Mme Nathalie Fontanet, présidente du Conseil d'Etat. Mesdames et Messieurs les députés, le Conseil d'Etat est conscient que l'on peut toujours améliorer la participation citoyenne des Suisses de l'étranger. Toutefois, s'agissant de cette proposition de motion, il vous en recommande le refus pour plusieurs raisons. Tout d'abord, la première invite n'est pas du ressort du canton de Genève: on est véritablement dans le cadre d'une compétence fédérale, elle ne pourrait pas être appliquée.

Ensuite, la deuxième invite est d'ores et déjà caduque, le Conseil d'Etat ayant déposé le projet de loi 13504 pour la reprise du vote électronique, et ce crédit d'investissement a d'ailleurs été accepté à l'unanimité de votre Grand Conseil.

Enfin, la troisième invite n'est pas très claire. Pour rappel, le canton de Genève est déjà l'un des dix seuls cantons qui octroient les droits politiques au niveau cantonal aux Suisses de l'étranger; les Vaudois de l'étranger, par exemple, ne peuvent pas s'exprimer sur des objets cantonaux, mais uniquement sur les sujets fédéraux et l'élection du Conseil national.

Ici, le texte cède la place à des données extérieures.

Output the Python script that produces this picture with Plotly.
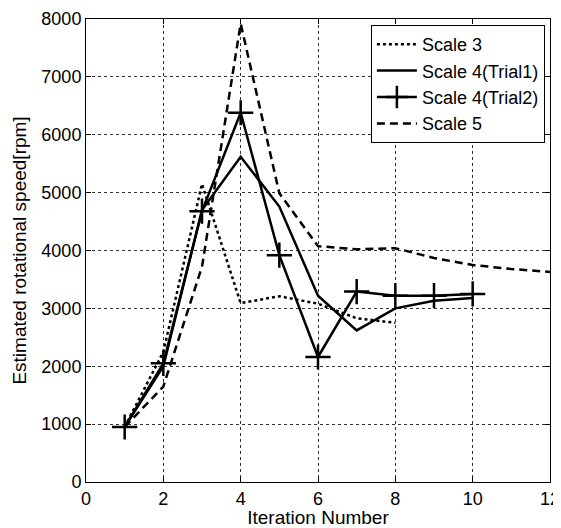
import plotly.graph_objects as go

x3 = [1, 2, 3, 4, 5, 6, 7, 8]
scale3 = [950, 2250, 5150, 3090, 3210, 3080, 2830, 2750]
x41 = [1, 2, 3, 4, 5, 6, 7, 8, 9, 10]
scale4_t1 = [950, 2000, 4700, 5620, 4760, 3220, 2620, 3000, 3130, 3180]
x42 = [1, 2, 3, 4, 5, 6, 7, 8, 9, 10]
scale4_t2 = [950, 2050, 4680, 6380, 3920, 2160, 3290, 3220, 3220, 3250]
x5 = [1, 2, 3, 4, 5, 6, 7, 8, 9, 10, 11, 12]
scale5 = [950, 1650, 3720, 7920, 4990, 4075, 4020, 4040, 3870, 3750, 3680, 3630]

FONT = "Liberation Sans, Arial"

fig = go.Figure()
fig.add_trace(go.Scatter(x=x3, y=scale3, mode="lines", name="Scale 3",
                         line=dict(color="black", width=2.5, dash="dot")))
fig.add_trace(go.Scatter(x=x41, y=scale4_t1, mode="lines", name="Scale 4(Trial1)",
                         line=dict(color="black", width=2.5)))
fig.add_trace(go.Scatter(x=x42, y=scale4_t2, mode="lines+markers", name="Scale 4(Trial2)",
                         line=dict(color="black", width=2.5),
                         marker=dict(symbol="cross-thin", size=18,
                                     line=dict(color="black", width=2.5), color="black")))
fig.add_trace(go.Scatter(x=x5, y=scale5, mode="lines", name="Scale 5",
                         line=dict(color="black", width=2.5, dash="8px,5px")))

axis_common = dict(showline=True, linecolor="black", linewidth=1, mirror="ticks",
                   showgrid=True, gridcolor="#333", griddash="3px,3px", gridwidth=1,
                   zeroline=False, ticks="inside", ticklen=5, tickcolor="black",
                   automargin=False,
                   tickfont=dict(family=FONT, size=18, color="black"))

fig.update_xaxes(range=[0, 12], dtick=2,
                 title=dict(text="Iteration Number", standoff=6,
                            font=dict(family=FONT, size=19, color="black")),
                 **axis_common)
fig.update_yaxes(range=[0, 8000], dtick=1000,
                 title=dict(text="Estimated rotational speed[rpm]", standoff=9,
                            font=dict(family=FONT, size=19, color="black")),
                 **axis_common)

# page body has an 8px margin in the viewer, so the figure is sized/offset to compensate
fig.update_layout(
    width=553, height=520,
    margin=dict(l=78, r=11, t=11, b=46),
    plot_bgcolor="white", paper_bgcolor="white",
    font=dict(family=FONT, color="black"),
    legend=dict(x=0.989, y=0.987, xanchor="right", yanchor="top",
                bgcolor="white", bordercolor="black", borderwidth=1,
                font=dict(family=FONT, size=18, color="black"), tracegroupgap=0,
                itemwidth=40),
    showlegend=True,
)

fig.write_html("out.html")
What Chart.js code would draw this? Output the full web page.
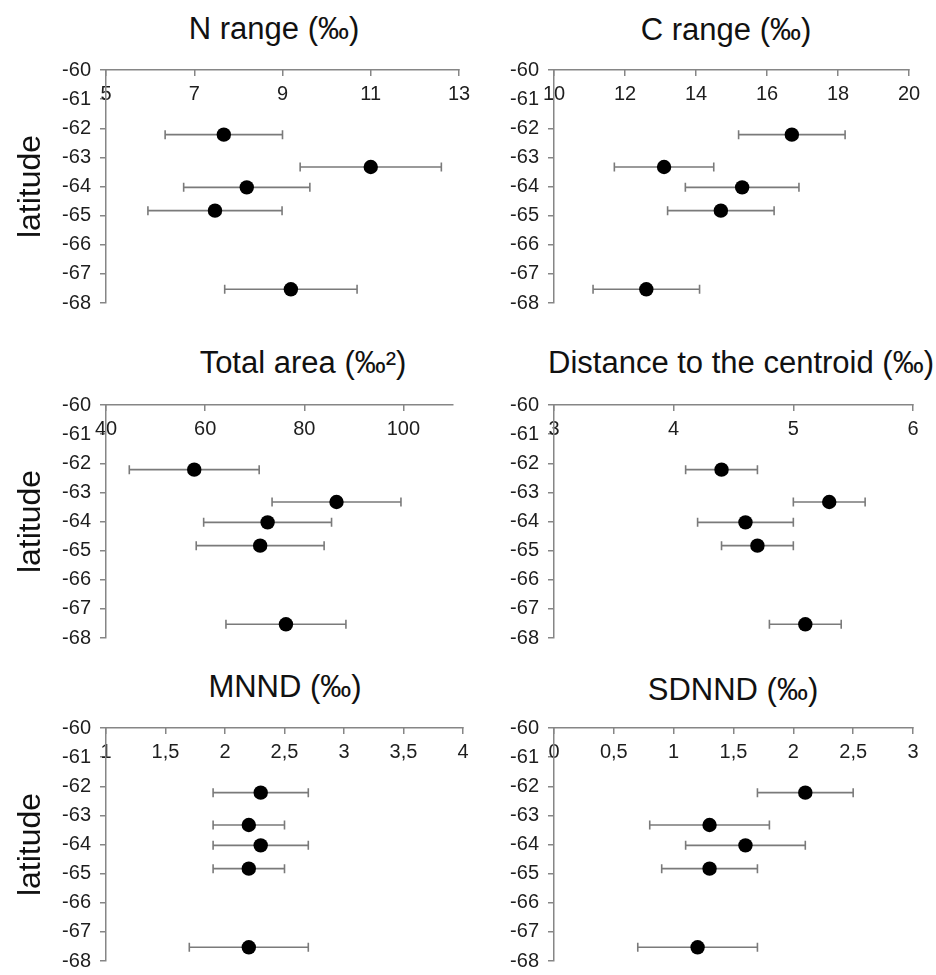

Je rappelle par ailleurs que l'Etat de Genève fait déjà figure de bon élève, puisqu'il envoie le matériel de vote à destination de l'étranger systématiquement plus tôt.

La Confédération avait mené un essai d'envoi par valise diplomatique, mais cela n'a pas augmenté significativement - de loin pas - le nombre de Suisses de l'étranger qui votent, et les problèmes postaux sont restés extrêmement importants dans certains pays. Aussi, la piste qui doit véritablement être poursuivie est celle du vote électronique. Je vous remercie, Monsieur le président.

Le président. Merci, Madame la présidente du Conseil d'Etat. Mesdames et Messieurs, c'est le moment de vous prononcer sur ce texte.

Mise aux voix, la proposition de motion 3004 est rejetée par 64 non contre 32 oui (vote nominal).